With India and Burma, Sri Lanka, formerly Ceylon, a former British colony, inaugurated the great wave of decolonization which would not end until the colonial world was replaced by a world of independent nations. The transition to independence was peaceful and harmonious. Colombo was considered a possible site for the headquarters of the British Commonwealth. It seemed a model for peaceful pluralism. Today it is a country of angry widows. Two of them, daughter and mother, are as a result of recent elections respectively: “President”, Mrs Chandrika Bandaranaike Kumaratunga, and “Prime Minister”, Sirimavo Bandaranaike.
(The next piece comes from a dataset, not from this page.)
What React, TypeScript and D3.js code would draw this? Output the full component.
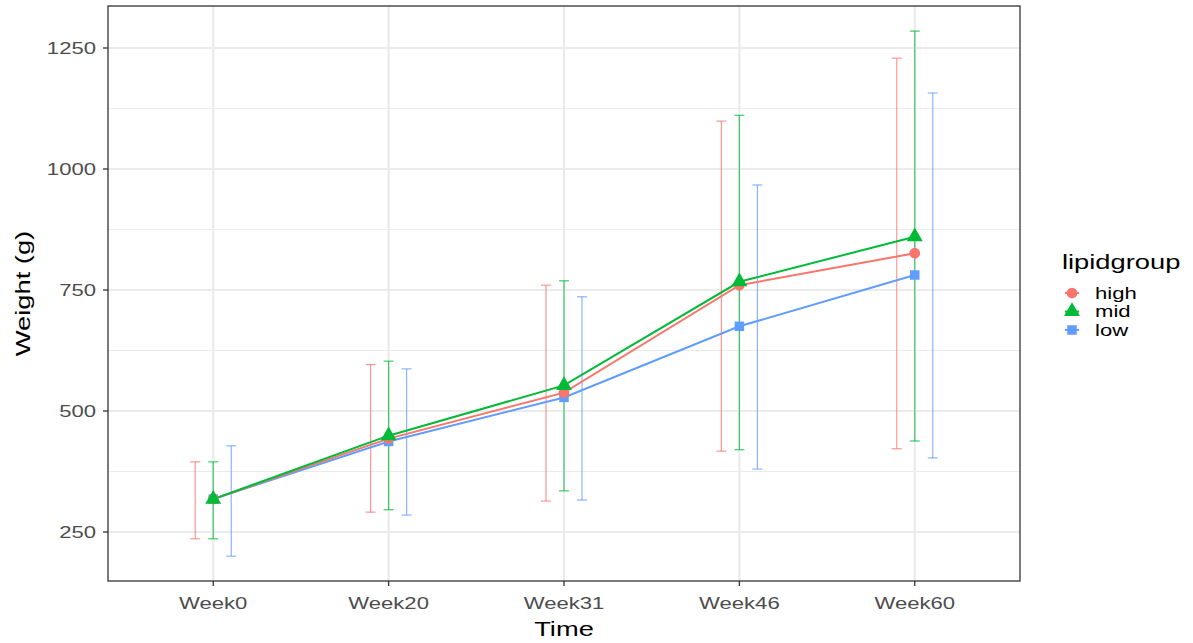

The former’s husband, Vijaya Kumaratunga, an actor and politician, was shot by leftist militants in 1988. The latter’s husband, Solomon Bandaranaike, the president of the Sri Lanka Freedom Party which he founded, was assassinated by a Buddhist monk in 1959 (after which she became the world’s first woman prime minister and Freedom Party leader). The opposition party candidate to Mrs Kumaratunga’s People’s Alliance was Srima Dissanayake, who stood for election for the United National Party in place of her husband who was blown up by a young woman who, positioning herself some ten feet from the rostrum where Mr Dissanayake was speaking, blew him up and herself with a bomb hidden under her shirt. This some eighteen months after a suicide bomber, riding a bicycle, sent by the Tamil Tigers had blown up the then President Ranashinghe Premadasa. A week before this event a political associate of Mr Dissanayake was also killed, on order it was widely rumoured of Mr Premadasa.